## What the exercise asks
Reproduce nothing except the lines between the line with "Rebuild this chart" and the line with "1770, 1230, 890, 630, 333, 200]", both ends included, and please leave out pictures.

• • •

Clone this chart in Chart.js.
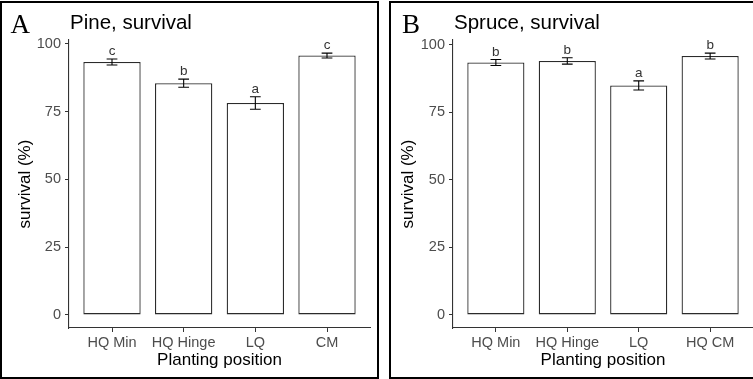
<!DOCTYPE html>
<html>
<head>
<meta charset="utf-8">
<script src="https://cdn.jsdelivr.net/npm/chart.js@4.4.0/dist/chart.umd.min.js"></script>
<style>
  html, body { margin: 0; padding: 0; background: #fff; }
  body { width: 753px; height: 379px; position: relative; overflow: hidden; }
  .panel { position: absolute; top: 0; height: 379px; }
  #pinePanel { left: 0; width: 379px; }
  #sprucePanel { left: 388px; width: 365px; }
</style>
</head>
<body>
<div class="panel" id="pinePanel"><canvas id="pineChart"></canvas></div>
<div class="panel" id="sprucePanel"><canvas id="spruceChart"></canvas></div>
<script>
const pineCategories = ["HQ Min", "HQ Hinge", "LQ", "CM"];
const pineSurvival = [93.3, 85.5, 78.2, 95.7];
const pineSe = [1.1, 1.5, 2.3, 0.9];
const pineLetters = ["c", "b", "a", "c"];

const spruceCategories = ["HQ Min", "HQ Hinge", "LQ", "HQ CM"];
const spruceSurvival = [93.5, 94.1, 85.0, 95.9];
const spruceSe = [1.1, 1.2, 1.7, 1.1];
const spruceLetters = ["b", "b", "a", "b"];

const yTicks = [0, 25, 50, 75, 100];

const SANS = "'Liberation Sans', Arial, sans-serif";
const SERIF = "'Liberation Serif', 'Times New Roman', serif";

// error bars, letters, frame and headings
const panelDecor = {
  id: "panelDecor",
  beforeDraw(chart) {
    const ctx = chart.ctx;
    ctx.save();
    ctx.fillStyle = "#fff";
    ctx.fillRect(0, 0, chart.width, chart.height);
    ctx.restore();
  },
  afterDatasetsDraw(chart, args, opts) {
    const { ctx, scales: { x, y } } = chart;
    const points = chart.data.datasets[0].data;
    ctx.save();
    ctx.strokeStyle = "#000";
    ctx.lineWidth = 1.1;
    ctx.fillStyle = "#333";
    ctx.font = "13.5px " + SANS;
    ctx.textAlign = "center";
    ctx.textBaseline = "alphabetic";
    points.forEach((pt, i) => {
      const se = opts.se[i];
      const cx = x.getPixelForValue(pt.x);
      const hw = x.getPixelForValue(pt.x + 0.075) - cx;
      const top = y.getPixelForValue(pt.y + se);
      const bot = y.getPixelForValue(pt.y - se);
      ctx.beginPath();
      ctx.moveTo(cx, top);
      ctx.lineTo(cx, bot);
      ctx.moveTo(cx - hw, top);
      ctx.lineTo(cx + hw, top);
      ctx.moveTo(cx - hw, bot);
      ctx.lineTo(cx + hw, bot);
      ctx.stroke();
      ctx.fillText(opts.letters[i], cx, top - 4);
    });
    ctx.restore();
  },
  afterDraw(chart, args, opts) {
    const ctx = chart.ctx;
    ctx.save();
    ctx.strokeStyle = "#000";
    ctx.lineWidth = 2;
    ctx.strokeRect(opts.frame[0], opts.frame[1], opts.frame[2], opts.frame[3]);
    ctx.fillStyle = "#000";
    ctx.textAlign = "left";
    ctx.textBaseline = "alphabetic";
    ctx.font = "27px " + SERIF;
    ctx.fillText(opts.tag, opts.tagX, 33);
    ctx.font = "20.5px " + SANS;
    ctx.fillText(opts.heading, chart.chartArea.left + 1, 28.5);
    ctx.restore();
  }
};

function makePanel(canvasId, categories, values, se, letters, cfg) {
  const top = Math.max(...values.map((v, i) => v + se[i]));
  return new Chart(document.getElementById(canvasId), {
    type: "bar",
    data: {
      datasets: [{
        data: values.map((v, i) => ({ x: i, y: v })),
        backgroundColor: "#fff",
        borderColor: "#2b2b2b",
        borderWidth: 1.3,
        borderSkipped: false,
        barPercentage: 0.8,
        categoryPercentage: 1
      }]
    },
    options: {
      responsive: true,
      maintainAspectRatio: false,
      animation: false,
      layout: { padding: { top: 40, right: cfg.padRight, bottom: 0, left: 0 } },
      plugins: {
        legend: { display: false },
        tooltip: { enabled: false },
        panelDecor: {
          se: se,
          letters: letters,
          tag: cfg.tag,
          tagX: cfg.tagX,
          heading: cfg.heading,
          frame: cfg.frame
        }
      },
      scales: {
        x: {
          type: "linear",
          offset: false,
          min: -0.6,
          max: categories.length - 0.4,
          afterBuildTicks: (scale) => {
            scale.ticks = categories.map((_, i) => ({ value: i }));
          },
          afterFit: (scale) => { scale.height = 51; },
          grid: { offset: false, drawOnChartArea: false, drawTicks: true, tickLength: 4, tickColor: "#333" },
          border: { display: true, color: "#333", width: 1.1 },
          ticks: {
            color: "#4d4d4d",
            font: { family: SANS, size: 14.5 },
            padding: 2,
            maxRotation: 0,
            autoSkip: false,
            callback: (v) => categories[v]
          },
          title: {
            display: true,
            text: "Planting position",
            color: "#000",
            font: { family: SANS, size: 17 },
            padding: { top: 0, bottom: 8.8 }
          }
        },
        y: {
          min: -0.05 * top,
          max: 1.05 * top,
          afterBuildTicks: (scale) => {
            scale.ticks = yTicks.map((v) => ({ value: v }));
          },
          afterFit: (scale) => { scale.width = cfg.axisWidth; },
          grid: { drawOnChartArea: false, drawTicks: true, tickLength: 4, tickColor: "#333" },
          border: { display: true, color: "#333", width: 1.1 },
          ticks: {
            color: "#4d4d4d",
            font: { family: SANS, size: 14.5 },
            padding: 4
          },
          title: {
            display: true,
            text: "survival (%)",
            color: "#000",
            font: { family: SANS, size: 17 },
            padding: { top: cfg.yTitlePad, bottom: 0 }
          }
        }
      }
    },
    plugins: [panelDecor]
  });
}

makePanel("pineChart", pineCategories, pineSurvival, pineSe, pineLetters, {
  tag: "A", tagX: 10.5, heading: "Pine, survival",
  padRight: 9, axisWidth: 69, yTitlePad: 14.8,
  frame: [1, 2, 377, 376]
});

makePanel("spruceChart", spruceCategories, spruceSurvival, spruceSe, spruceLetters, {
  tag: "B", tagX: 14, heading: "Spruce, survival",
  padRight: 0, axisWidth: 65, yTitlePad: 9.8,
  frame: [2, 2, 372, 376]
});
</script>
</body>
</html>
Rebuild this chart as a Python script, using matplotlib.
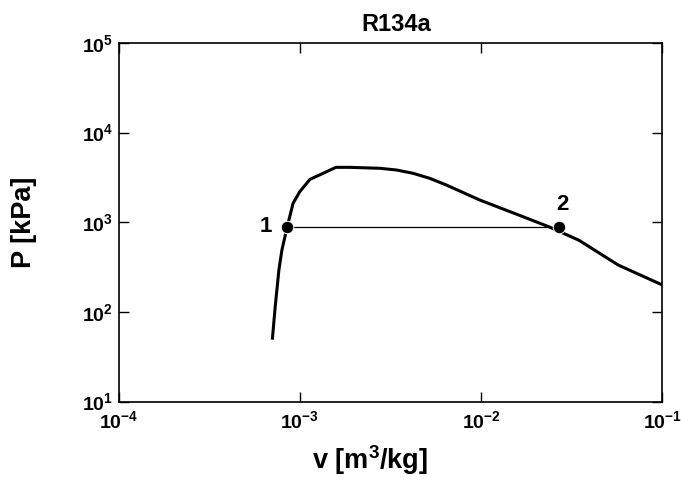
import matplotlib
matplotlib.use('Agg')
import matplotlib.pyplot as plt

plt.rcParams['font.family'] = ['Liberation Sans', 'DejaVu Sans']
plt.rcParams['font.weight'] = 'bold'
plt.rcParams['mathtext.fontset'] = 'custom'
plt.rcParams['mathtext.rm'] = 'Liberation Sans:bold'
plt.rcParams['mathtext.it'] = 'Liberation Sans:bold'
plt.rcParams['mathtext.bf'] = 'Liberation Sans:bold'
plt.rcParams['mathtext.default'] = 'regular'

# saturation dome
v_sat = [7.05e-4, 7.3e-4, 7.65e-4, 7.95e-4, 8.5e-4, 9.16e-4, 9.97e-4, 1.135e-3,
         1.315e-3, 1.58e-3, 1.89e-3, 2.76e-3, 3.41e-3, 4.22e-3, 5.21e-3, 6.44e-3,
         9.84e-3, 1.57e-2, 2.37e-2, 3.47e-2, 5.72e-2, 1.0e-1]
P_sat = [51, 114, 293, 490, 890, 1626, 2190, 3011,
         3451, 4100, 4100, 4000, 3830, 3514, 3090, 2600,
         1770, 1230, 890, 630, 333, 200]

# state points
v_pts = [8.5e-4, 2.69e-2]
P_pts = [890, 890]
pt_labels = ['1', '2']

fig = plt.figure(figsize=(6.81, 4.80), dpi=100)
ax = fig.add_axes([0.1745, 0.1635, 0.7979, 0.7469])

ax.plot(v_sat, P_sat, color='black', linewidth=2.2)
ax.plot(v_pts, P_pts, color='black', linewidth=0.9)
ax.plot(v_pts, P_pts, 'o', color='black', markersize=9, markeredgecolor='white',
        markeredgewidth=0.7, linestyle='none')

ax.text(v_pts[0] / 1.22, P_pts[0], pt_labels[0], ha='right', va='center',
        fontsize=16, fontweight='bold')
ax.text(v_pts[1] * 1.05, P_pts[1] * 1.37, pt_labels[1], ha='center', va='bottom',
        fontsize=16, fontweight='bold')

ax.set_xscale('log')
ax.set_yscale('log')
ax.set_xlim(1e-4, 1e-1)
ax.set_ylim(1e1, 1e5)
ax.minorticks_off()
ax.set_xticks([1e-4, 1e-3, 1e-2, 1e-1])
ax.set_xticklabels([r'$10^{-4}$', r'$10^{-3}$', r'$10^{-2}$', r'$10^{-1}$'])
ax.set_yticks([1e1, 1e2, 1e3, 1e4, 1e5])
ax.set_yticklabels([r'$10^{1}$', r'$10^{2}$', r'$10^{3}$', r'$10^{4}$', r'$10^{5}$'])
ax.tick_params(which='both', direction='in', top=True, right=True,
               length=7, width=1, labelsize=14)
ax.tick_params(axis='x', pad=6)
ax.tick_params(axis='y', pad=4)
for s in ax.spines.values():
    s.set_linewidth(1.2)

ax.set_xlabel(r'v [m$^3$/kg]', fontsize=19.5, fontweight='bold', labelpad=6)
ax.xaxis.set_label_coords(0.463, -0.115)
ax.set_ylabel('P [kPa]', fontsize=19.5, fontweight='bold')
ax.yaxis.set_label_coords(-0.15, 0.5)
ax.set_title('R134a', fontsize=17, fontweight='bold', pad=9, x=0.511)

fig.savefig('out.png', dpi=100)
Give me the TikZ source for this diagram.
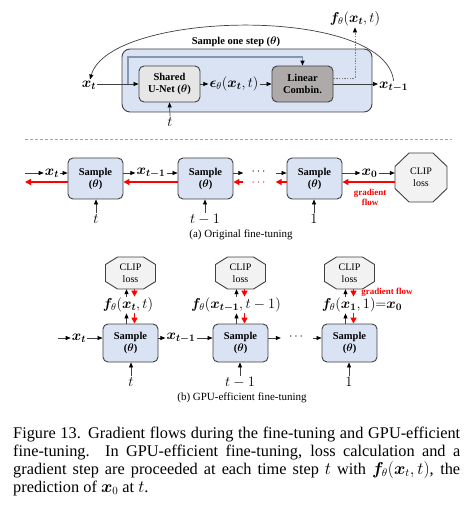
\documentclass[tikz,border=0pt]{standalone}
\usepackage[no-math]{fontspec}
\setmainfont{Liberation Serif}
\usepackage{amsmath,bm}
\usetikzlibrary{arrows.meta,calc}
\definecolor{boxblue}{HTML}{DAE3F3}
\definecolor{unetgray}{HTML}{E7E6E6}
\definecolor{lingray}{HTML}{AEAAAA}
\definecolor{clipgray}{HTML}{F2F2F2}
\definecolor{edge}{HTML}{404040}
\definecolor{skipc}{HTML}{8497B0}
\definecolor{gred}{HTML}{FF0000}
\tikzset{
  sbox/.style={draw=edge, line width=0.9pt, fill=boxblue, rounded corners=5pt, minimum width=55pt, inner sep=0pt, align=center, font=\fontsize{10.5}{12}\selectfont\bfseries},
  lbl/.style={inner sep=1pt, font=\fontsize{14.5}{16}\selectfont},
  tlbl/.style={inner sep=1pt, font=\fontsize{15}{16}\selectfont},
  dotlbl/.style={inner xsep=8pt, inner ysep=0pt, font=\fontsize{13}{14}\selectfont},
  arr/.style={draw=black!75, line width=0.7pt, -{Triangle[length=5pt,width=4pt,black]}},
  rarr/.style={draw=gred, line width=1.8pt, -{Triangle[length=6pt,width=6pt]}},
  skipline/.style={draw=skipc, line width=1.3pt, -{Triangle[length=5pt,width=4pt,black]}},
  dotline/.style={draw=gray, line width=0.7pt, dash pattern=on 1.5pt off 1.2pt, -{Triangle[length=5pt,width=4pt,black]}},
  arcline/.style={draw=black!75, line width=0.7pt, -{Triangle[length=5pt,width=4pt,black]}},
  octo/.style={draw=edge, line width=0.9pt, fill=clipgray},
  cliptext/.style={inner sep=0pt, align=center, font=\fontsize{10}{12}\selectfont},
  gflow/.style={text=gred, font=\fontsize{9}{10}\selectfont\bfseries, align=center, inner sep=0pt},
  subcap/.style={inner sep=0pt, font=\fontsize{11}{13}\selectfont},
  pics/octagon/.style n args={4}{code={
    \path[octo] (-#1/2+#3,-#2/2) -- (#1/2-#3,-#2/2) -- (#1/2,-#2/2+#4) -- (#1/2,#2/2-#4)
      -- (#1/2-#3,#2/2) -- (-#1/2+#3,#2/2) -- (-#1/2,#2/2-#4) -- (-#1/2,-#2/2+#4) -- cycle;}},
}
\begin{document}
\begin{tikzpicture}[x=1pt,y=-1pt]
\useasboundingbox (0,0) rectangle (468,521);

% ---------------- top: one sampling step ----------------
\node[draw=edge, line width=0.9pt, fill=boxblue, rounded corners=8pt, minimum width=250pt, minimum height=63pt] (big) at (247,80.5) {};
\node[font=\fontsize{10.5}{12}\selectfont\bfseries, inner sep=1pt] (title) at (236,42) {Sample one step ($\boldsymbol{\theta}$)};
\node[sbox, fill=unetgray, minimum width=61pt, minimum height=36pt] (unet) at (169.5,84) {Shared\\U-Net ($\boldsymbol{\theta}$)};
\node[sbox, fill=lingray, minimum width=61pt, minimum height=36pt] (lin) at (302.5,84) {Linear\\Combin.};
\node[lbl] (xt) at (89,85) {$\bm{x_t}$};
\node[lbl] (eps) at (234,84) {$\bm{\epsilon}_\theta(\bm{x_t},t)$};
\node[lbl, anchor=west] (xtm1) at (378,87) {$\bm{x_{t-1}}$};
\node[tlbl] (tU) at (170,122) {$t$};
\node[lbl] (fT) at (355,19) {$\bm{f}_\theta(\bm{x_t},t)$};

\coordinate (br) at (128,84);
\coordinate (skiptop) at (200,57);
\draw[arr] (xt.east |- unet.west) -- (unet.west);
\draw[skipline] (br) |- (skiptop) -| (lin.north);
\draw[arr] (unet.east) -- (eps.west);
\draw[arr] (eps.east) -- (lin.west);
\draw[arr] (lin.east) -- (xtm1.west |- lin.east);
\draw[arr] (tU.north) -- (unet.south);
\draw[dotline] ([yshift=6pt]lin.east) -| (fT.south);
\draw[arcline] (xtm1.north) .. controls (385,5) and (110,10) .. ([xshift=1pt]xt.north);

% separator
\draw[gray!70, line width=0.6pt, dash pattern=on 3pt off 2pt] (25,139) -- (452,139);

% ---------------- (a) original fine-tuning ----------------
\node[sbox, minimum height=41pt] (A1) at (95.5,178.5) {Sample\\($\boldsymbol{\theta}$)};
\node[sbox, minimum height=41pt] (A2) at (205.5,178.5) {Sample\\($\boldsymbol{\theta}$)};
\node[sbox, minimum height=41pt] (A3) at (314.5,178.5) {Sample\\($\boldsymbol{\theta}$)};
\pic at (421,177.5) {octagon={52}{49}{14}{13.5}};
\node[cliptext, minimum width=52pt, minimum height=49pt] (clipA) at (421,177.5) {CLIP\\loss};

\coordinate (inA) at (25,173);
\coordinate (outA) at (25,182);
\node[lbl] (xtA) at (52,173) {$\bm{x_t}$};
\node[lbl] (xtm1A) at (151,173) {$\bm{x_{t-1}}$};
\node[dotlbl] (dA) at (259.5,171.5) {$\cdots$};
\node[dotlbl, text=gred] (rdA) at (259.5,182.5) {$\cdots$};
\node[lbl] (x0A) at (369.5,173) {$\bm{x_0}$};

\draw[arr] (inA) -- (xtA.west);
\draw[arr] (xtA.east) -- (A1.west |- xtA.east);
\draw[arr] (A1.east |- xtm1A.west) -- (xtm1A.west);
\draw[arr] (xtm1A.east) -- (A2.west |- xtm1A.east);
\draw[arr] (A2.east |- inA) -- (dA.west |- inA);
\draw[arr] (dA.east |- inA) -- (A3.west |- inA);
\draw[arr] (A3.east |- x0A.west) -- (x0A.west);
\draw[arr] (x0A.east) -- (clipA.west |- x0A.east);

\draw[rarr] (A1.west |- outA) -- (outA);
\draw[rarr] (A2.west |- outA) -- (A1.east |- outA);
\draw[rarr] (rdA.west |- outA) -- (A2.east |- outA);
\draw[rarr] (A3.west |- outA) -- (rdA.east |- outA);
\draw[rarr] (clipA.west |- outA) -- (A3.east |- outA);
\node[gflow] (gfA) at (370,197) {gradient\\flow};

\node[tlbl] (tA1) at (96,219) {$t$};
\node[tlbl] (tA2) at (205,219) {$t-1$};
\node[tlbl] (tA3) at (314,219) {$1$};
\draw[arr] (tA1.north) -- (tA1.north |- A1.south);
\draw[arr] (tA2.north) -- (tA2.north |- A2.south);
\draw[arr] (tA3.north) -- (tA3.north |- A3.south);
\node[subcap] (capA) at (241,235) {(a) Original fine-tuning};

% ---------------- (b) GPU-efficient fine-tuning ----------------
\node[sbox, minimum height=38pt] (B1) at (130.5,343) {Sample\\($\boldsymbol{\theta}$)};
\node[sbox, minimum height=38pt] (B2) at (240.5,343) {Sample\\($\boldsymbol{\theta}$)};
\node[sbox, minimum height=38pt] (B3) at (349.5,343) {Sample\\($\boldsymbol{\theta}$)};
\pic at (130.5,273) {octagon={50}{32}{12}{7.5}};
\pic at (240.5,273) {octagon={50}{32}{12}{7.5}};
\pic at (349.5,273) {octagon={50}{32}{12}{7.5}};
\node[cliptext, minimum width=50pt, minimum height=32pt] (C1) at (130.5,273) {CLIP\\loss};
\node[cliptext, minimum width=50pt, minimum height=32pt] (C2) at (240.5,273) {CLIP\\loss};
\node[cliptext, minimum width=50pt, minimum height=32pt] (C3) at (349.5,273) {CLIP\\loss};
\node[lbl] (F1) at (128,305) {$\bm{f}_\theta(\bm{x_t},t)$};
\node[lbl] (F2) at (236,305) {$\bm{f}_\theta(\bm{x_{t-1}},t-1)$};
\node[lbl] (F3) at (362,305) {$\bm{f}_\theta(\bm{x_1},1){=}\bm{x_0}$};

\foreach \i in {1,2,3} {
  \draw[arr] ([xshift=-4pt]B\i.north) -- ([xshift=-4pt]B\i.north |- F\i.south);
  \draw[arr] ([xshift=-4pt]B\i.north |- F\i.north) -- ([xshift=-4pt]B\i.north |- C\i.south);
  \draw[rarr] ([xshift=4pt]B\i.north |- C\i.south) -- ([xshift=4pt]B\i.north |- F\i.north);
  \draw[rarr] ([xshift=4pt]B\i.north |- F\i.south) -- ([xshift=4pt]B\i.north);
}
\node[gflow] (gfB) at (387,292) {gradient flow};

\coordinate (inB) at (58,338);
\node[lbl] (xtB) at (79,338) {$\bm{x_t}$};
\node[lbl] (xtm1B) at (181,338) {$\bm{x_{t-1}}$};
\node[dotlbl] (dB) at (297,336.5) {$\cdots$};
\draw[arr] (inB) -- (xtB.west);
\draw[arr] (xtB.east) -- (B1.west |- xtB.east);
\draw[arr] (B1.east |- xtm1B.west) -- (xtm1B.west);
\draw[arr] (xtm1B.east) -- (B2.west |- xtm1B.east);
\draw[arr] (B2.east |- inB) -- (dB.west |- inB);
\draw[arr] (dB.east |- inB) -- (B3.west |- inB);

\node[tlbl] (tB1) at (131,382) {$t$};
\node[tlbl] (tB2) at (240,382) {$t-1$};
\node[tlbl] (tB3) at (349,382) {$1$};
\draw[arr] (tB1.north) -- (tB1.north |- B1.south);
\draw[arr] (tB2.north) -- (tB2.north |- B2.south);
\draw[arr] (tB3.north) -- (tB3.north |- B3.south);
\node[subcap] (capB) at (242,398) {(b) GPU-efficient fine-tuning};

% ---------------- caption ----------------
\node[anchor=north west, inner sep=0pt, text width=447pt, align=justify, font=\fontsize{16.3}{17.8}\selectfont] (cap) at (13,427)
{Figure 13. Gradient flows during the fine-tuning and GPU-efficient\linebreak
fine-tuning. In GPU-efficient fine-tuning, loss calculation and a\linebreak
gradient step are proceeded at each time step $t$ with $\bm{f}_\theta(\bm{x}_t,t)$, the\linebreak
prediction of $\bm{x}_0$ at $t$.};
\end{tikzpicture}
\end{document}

• • •

## Final answer
Rebuild this chart as a Python script, using matplotlib.
import matplotlib
matplotlib.use('Agg')
import matplotlib.pyplot as plt

plt.rcParams['font.family'] = ['Liberation Sans', 'DejaVu Sans']
plt.rcParams['font.weight'] = 'bold'
plt.rcParams['mathtext.fontset'] = 'custom'
plt.rcParams['mathtext.rm'] = 'Liberation Sans:bold'
plt.rcParams['mathtext.it'] = 'Liberation Sans:bold'
plt.rcParams['mathtext.bf'] = 'Liberation Sans:bold'
plt.rcParams['mathtext.default'] = 'regular'

# saturation dome
v_sat = [7.05e-4, 7.3e-4, 7.65e-4, 7.95e-4, 8.5e-4, 9.16e-4, 9.97e-4, 1.135e-3,
         1.315e-3, 1.58e-3, 1.89e-3, 2.76e-3, 3.41e-3, 4.22e-3, 5.21e-3, 6.44e-3,
         9.84e-3, 1.57e-2, 2.37e-2, 3.47e-2, 5.72e-2, 1.0e-1]
P_sat = [51, 114, 293, 490, 890, 1626, 2190, 3011,
         3451, 4100, 4100, 4000, 3830, 3514, 3090, 2600,
         1770, 1230, 890, 630, 333, 200]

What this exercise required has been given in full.